In the 1950s, Westport became a mecca for writers and actors previously based in New York. When they took their talents to Hollywood, the suburban enclave remained an inspiration for many, and the town found its way into many films and TV series. Now Westport gets another star turn on the celluloid stage as writers and artists who used the town as a setting for their work are being celebrated in a new exhibit at Westport Historical Society.

"Next Stop: Westport" opened with a cocktail reception late Sunday, attracting a full house to inspect the photographs, original scripts, props and costumes on display from leading TV and film productions with a common link to Westport.

A related exhibit, "The Cold War in Our Backyard," features an archival film compilation by Lisa Seidenberg of 1950s programming, news items regarding a Nike missile site once located in Westport and the early space mission era from a town perspective.

"We've done a lot of exhibits on artists, but fewer on writers," said historical society Exhibits Committee member Dorothy Curran. "There was a particular influx of writers to the area in the 1950s due to a variety of factors," she said.

Dick Berg, who owned the Paint Bucket, a local art supply store, was a freelance TV writer who proved "instrumental in introducing writers and artists, forging relationships that led to a lot of creative synergy," she added. In the late 1950s, TV moved from live to filmed content and writers work moved from New York to California. "However, Westport remained in these writers' minds and became integrated into TV and film productions," she said.

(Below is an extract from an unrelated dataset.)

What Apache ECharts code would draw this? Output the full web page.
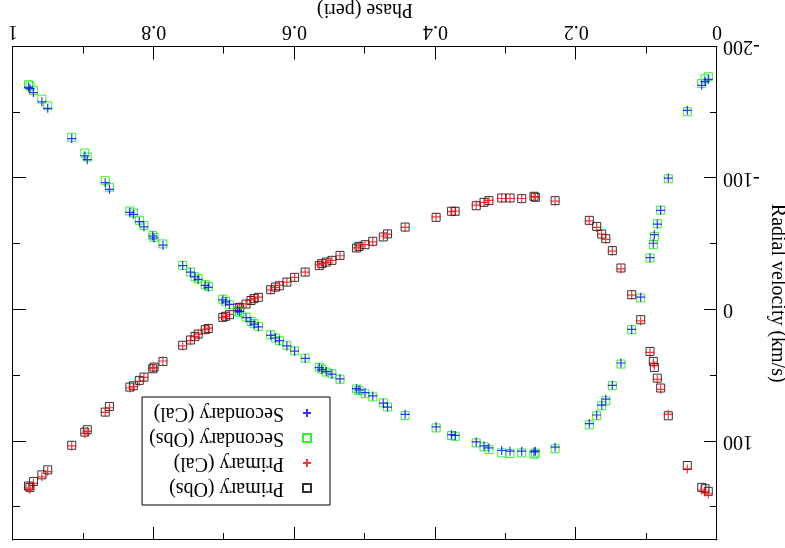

Writer Sloan Wilson, for example, set and filmed "Man in the Gray Flannel Suit" in Westport. Writer Max Shulman's "Rally Round the Flag Boys" was based in part on an actual Civics Committee meeting at Westport Women's Club in January 1955, at which members met to discuss plans to open a Nike missile site in town. Westport residents Paul Newman and Joanne Woodward starred in a film adaptation of Shulman's book.

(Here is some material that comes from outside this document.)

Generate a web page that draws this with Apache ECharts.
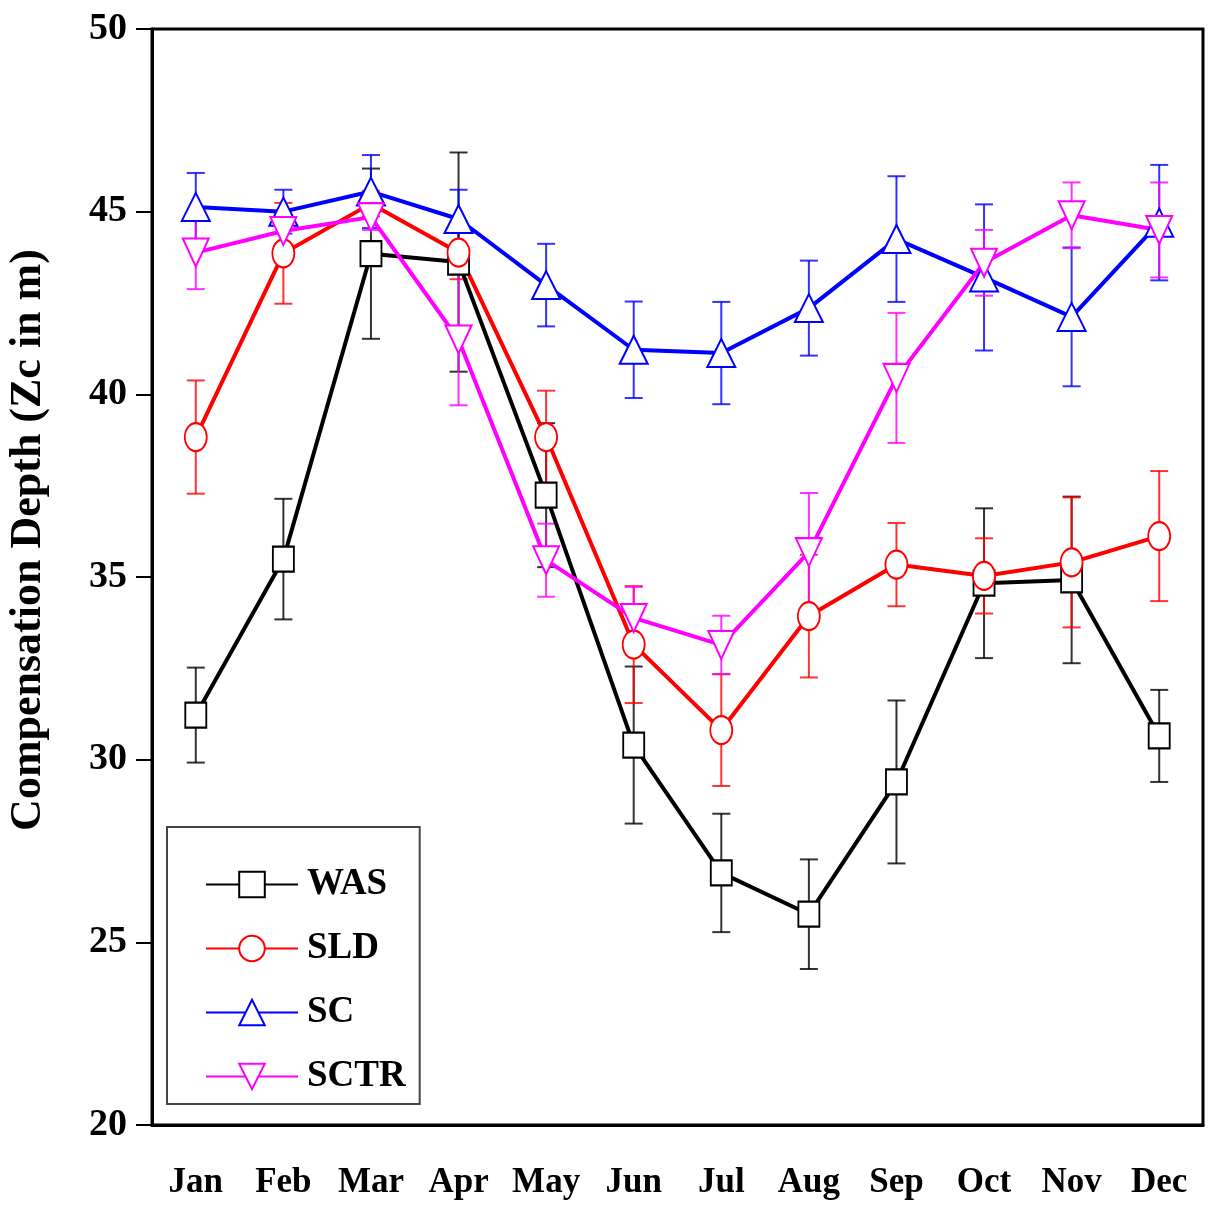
<!DOCTYPE html>
<html>
<head>
<meta charset="utf-8">
<script src="https://cdn.jsdelivr.net/npm/echarts@6/dist/echarts.min.js"></script>
<style>
  html, body { margin: 0; padding: 0; background: #fff; }
  #chart { width: 1209px; height: 1209px; }
</style>
</head>
<body>
<div id="chart"></div>
<script>
const months = ["Jan", "Feb", "Mar", "Apr", "May", "Jun", "Jul", "Aug", "Sep", "Oct", "Nov", "Dec"];

const was = [31.22, 35.49, 43.85, 43.62, 37.24, 30.40, 26.90, 25.77, 29.39, 34.83, 34.92, 30.65];
const wasErr = [1.30, 1.65, 2.33, 3.00, 1.97, 2.15, 1.62, 1.50, 2.23, 2.05, 2.28, 1.26];

const sld = [38.83, 43.86, 45.22, 43.88, 38.83, 33.15, 30.81, 33.93, 35.34, 35.03, 35.40, 36.12];
const sldErr = [1.55, 1.38, 0.35, 0.73, 1.27, 1.60, 1.53, 1.68, 1.14, 1.03, 1.78, 1.78];

const sc = [45.13, 45.00, 45.55, 44.80, 42.99, 41.22, 41.13, 42.36, 44.25, 43.20, 42.12, 44.70];
const scErr = [0.93, 0.60, 1.00, 0.80, 1.13, 1.32, 1.40, 1.30, 1.72, 2.00, 1.90, 1.58];

const sctr = [43.88, 44.47, 44.85, 41.50, 35.46, 33.88, 33.14, 35.68, 40.45, 43.60, 44.90, 44.50];
const sctrErr = [1.00, 0.45, 0.35, 1.80, 1.00, 0.85, 0.80, 1.62, 1.78, 0.90, 0.90, 1.30];

const font = '"Liberation Serif", "Times New Roman", serif';

// [name, values, errors, color, symbol, symbolSize, rotate]
const groups = [
  ["WAS", was, wasErr, "#000000", "emptyRect", [21, 25], 0],
  ["SLD", sld, sldErr, "#ff0000", "emptyCircle", [22, 28], 0],
  ["SC", sc, scErr, "#0000ff", "emptyTriangle", [28, 28], 0],
  ["SCTR", sctr, sctrErr, "#ff00ff", "emptyTriangle", [26, 28], 180]
];

function errBar(color) {
  return function (params, api) {
    const i = api.value(0);
    const lo = api.coord([i, api.value(1)]);
    const hi = api.coord([i, api.value(2)]);
    const w = 9;
    const style = { stroke: color, lineWidth: 2, opacity: 0.8 };
    return {
      type: "group",
      children: [
        { type: "line", shape: { x1: lo[0], y1: lo[1], x2: hi[0], y2: hi[1] }, style: style },
        { type: "line", shape: { x1: lo[0] - w, y1: lo[1], x2: lo[0] + w, y2: lo[1] }, style: style },
        { type: "line", shape: { x1: hi[0] - w, y1: hi[1], x2: hi[0] + w, y2: hi[1] }, style: style }
      ]
    };
  };
}

const series = [];
groups.forEach(function (g) {
  series.push({
    name: g[0] + " err",
    type: "custom",
    z: 1,
    renderItem: errBar(g[3]),
    data: g[1].map(function (v, i) { return [i, v - g[2][i], v + g[2][i]]; })
  });
});
groups.forEach(function (g) {
  series.push({
    name: g[0],
    type: "line",
    z: 3,
    data: g[1],
    color: g[3],
    symbol: g[4],
    symbolSize: g[5],
    symbolRotate: g[6],
    showAllSymbol: true,
    lineStyle: { color: g[3], width: 4 },
    itemStyle: { color: g[3], borderWidth: 2 }
  });
});

const chart = echarts.init(document.getElementById("chart"));
chart.setOption({
  animation: false,
  backgroundColor: "#fff",
  grid: {
    left: 152, right: 6, top: 29, bottom: 84,
    outerBoundsMode: "none",
    show: true, borderColor: "#000", borderWidth: 3
  },
  legend: {
    data: groups.map(function (g) { return g[0]; }),
    orient: "vertical",
    left: 167,
    top: 827,
    padding: [39, 14, 9, 38],
    itemWidth: 92,
    itemHeight: 32,
    itemGap: 27,
    borderColor: "#444",
    borderWidth: 2,
    textStyle: { fontFamily: font, fontWeight: "bold", fontSize: 37, color: "#000", padding: [0, 0, 0, 4] }
  },
  xAxis: {
    type: "category",
    data: months,
    boundaryGap: true,
    axisLine: { lineStyle: { color: "#000", width: 3 } },
    axisTick: { alignWithLabel: true, interval: 0, length: 20, lineStyle: { color: "#000", width: 2 } },
    axisLabel: { interval: 0, margin: 40, fontFamily: font, fontWeight: "bold", fontSize: 35, color: "#000" },
    splitLine: { show: false }
  },
  yAxis: {
    type: "value",
    min: 20,
    max: 50,
    interval: 5,
    name: "Compensation Depth (Zc in m)",
    nameLocation: "middle",
    nameGap: 101,
    nameTextStyle: { fontFamily: font, fontWeight: "bold", fontSize: 44, color: "#000", padding: [0, 0, 0, 74] },
    axisLine: { show: true, lineStyle: { color: "#000", width: 3 } },
    axisTick: { show: true, length: 16, lineStyle: { color: "#000", width: 2 } },
    axisLabel: { margin: 25, fontFamily: font, fontWeight: "bold", fontSize: 38, color: "#000" },
    splitLine: { show: false }
  },
  series: series
});
</script>
</body>
</html>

Rod Serling moved to Westport around 1952 and won the first three of his six Emmy awards while a town resident. Westport became a motif in a "Twilight Zone" episode he produced titled, "A Stop at Willoughby."

Perhaps the best-known Westport connection was made by Bob Weiskopf, a writer on the "I Love Lucy" television series, who suggested the Ricardos move their television home from New York City to Westport in the sitcom classic's final season.

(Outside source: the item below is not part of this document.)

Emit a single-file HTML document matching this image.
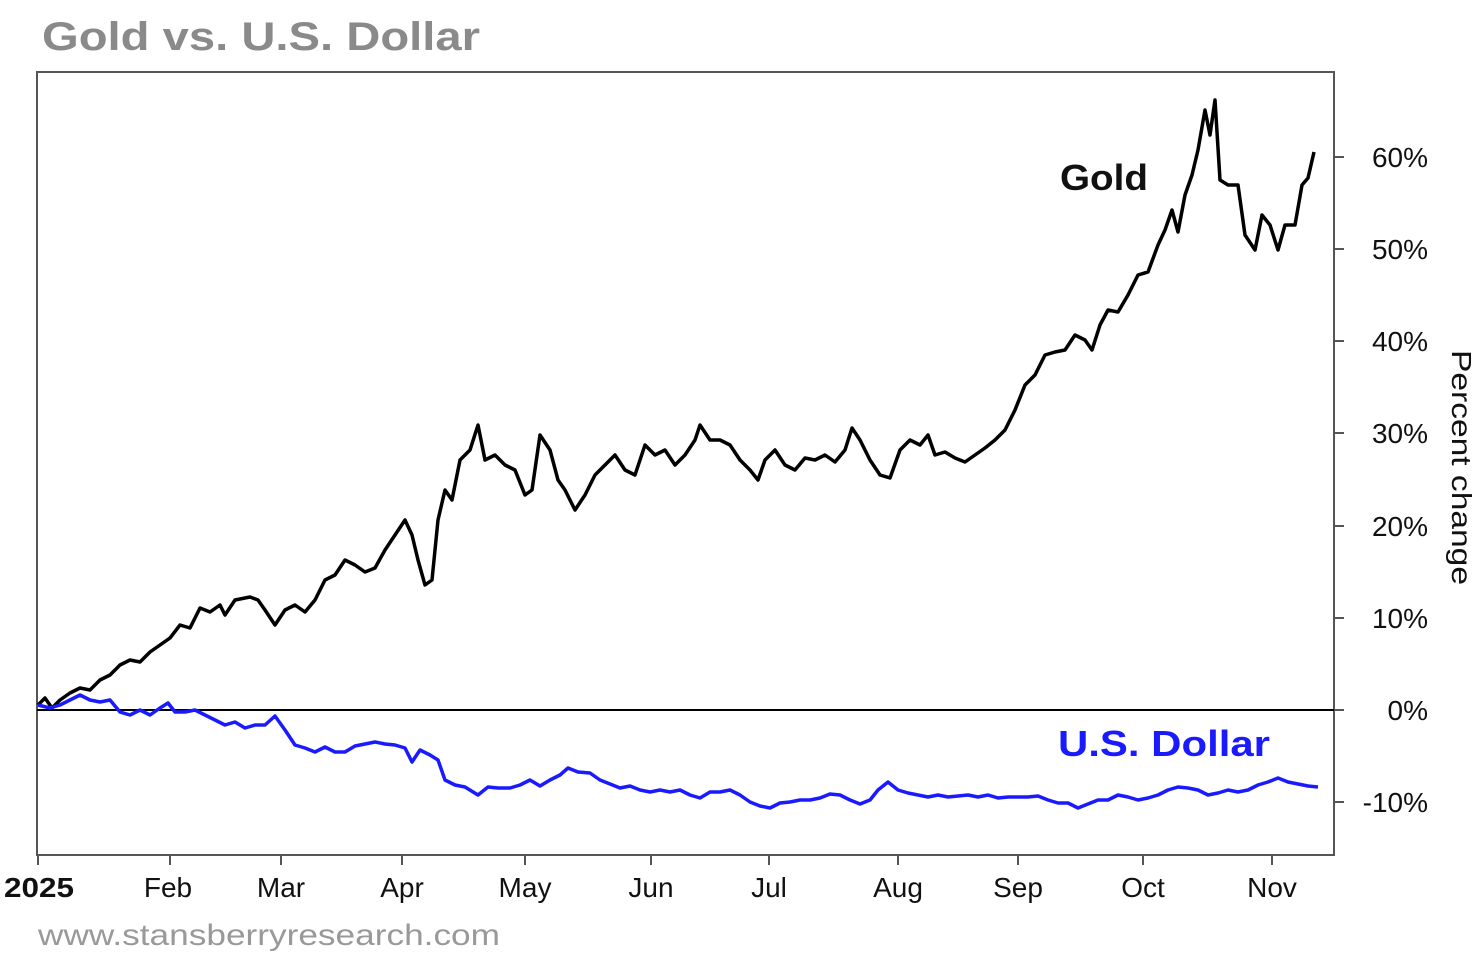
<!DOCTYPE html>
<html><head><meta charset="utf-8"><style>
html,body{margin:0;padding:0;background:#fff;width:1482px;height:960px;overflow:hidden}
svg text{font-family:"Liberation Sans",sans-serif}
</style></head><body>
<svg width="1482" height="960" viewBox="0 0 1482 960" xmlns="http://www.w3.org/2000/svg">
<rect width="1482" height="960" fill="#fff"/>
<text x="42" y="50" font-size="40" font-weight="bold" fill="#8a8a8a" textLength="438" lengthAdjust="spacingAndGlyphs">Gold vs. U.S. Dollar</text>
<rect x="37" y="72" width="1297" height="783" fill="none" stroke="#555" stroke-width="2"/>
<line x1="37" y1="710" x2="1334" y2="710" stroke="#000" stroke-width="2"/>
<g stroke="#555" stroke-width="2">
<line x1="1334" y1="157" x2="1344" y2="157"/><line x1="1334" y1="249" x2="1344" y2="249"/>
<line x1="1334" y1="341" x2="1344" y2="341"/><line x1="1334" y1="433" x2="1344" y2="433"/>
<line x1="1334" y1="526" x2="1344" y2="526"/><line x1="1334" y1="618" x2="1344" y2="618"/>
<line x1="1334" y1="710" x2="1344" y2="710"/><line x1="1334" y1="802" x2="1344" y2="802"/>
<line x1="38" y1="855" x2="38" y2="865"/><line x1="170" y1="855" x2="170" y2="865"/>
<line x1="281" y1="855" x2="281" y2="865"/><line x1="402" y1="855" x2="402" y2="865"/>
<line x1="525" y1="855" x2="525" y2="865"/><line x1="651" y1="855" x2="651" y2="865"/>
<line x1="769" y1="855" x2="769" y2="865"/><line x1="898" y1="855" x2="898" y2="865"/>
<line x1="1018" y1="855" x2="1018" y2="865"/><line x1="1143" y1="855" x2="1143" y2="865"/>
<line x1="1272" y1="855" x2="1272" y2="865"/>
</g>
<g font-size="28" fill="#111">
<text x="1428" y="167" text-anchor="end">60%</text><text x="1428" y="259" text-anchor="end">50%</text>
<text x="1428" y="351" text-anchor="end">40%</text><text x="1428" y="443" text-anchor="end">30%</text>
<text x="1428" y="536" text-anchor="end">20%</text><text x="1428" y="628" text-anchor="end">10%</text>
<text x="1428" y="720" text-anchor="end">0%</text><text x="1428" y="812" text-anchor="end">-10%</text>
<text x="4" y="897" font-weight="bold" textLength="70" lengthAdjust="spacingAndGlyphs">2025</text>
<text x="168" y="897" text-anchor="middle">Feb</text><text x="281" y="897" text-anchor="middle">Mar</text>
<text x="402" y="897" text-anchor="middle">Apr</text><text x="525" y="897" text-anchor="middle">May</text>
<text x="651" y="897" text-anchor="middle">Jun</text><text x="769" y="897" text-anchor="middle">Jul</text>
<text x="898" y="897" text-anchor="middle">Aug</text><text x="1018" y="897" text-anchor="middle">Sep</text>
<text x="1143" y="897" text-anchor="middle">Oct</text><text x="1272" y="897" text-anchor="middle">Nov</text>
<text transform="translate(1452,350) rotate(90)" x="0" y="0" textLength="235" lengthAdjust="spacingAndGlyphs">Percent change</text>
</g>
<text x="38" y="945" font-size="30" fill="#999" textLength="462" lengthAdjust="spacingAndGlyphs">www.stansberryresearch.com</text>
<text x="1060" y="190" font-size="36" font-weight="bold" fill="#111" textLength="88" lengthAdjust="spacingAndGlyphs">Gold</text>
<text x="1058" y="756" font-size="36" font-weight="bold" fill="#1a1aff" textLength="212" lengthAdjust="spacingAndGlyphs">U.S. Dollar</text>
<polyline fill="none" stroke="#000" stroke-width="3.5" stroke-linejoin="round" points="38,705 45,698 52,708 60,700 70,693 80,688 90,690 100,680 110,675 120,665 130,660 140,662 150,652 160,645 170,638 180,625 190,628 200,608 210,612 220,605 225,615 235,600 250,597 258,600 265,610 275,625 285,610 295,605 305,612 315,600 325,580 335,575 345,560 355,565 365,572 375,568 385,550 395,535 405,520 412,535 418,560 425,585 432,580 438,520 445,490 452,500 460,460 470,450 478,425 485,460 495,455 505,465 515,470 525,495 532,490 540,435 550,450 558,480 565,490 575,510 585,495 595,475 605,465 615,455 625,470 635,475 645,445 655,455 665,450 675,465 685,455 695,440 700,425 710,440 720,440 730,445 740,460 750,470 758,480 765,460 775,450 785,465 795,470 805,458 815,460 825,455 835,462 845,450 852,428 860,440 870,460 880,475 890,478 900,450 910,440 920,445 928,435 935,455 945,452 955,458 965,462 975,455 985,448 995,440 1005,430 1015,410 1025,385 1035,375 1045,355 1055,352 1065,350 1075,335 1085,340 1092,350 1100,325 1108,310 1118,312 1128,295 1138,275 1148,272 1158,245 1165,230 1172,210 1178,232 1185,195 1192,175 1198,150 1205,110 1210,135 1215,100 1220,180 1228,185 1238,185 1245,235 1255,250 1262,215 1270,225 1278,250 1285,225 1295,225 1302,185 1308,178 1314,152"/>
<polyline fill="none" stroke="#1a1aff" stroke-width="3.5" stroke-linejoin="round" points="38,705 50,708 60,705 70,700 80,695 90,700 100,702 110,700 120,712 130,715 140,710 150,715 160,708 168,703 175,712 185,712 195,710 205,715 215,720 225,725 235,722 245,728 255,725 265,725 275,716 285,730 295,745 305,748 315,752 325,747 335,752 345,752 355,746 365,744 375,742 385,744 395,745 405,748 412,762 420,750 430,755 438,760 445,780 455,785 465,787 478,795 488,787 498,788 510,788 520,785 530,780 540,786 550,780 560,775 568,768 578,772 590,773 600,780 610,784 620,788 630,786 640,790 650,792 660,790 670,792 680,790 690,795 700,798 710,792 720,792 730,790 740,795 750,802 760,806 770,808 780,803 790,802 800,800 810,800 820,798 830,794 840,795 850,800 860,804 870,800 878,790 888,782 898,790 908,793 918,795 928,797 938,795 948,797 958,796 968,795 978,797 988,795 998,798 1008,797 1018,797 1028,797 1038,796 1048,800 1058,803 1068,803 1078,808 1088,804 1098,800 1108,800 1118,795 1128,797 1138,800 1148,798 1158,795 1168,790 1178,787 1188,788 1198,790 1208,795 1218,793 1228,790 1238,792 1248,790 1258,785 1268,782 1278,778 1288,782 1298,784 1308,786 1318,787"/>
</svg>
</body></html>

Forty-six still photos, a "Lucy" dress and other memorabilia from the last 14 episodes of "I Love Lucy" are a main feature of the historical society's exhibit.

"Lucy and Desi never actually lived in Westport," said Bob O'Leary, who curated the exhibit with Larry Untermeyer, "but we get the impression from Hollywood that they did. The sets were patterned after a home at 1 Old Hill Road."

Other features of the exhibit include Westport-themed scripts by notable writers, including Serling, Wilson and Shulman. The suit worn by Gregory Peck in "Man with the Gray Flannel Suit" is another highlight.

The title, "Next Stop: Westport," was adopted in recognition that rail commuting was a common theme in the Westport-related storylines.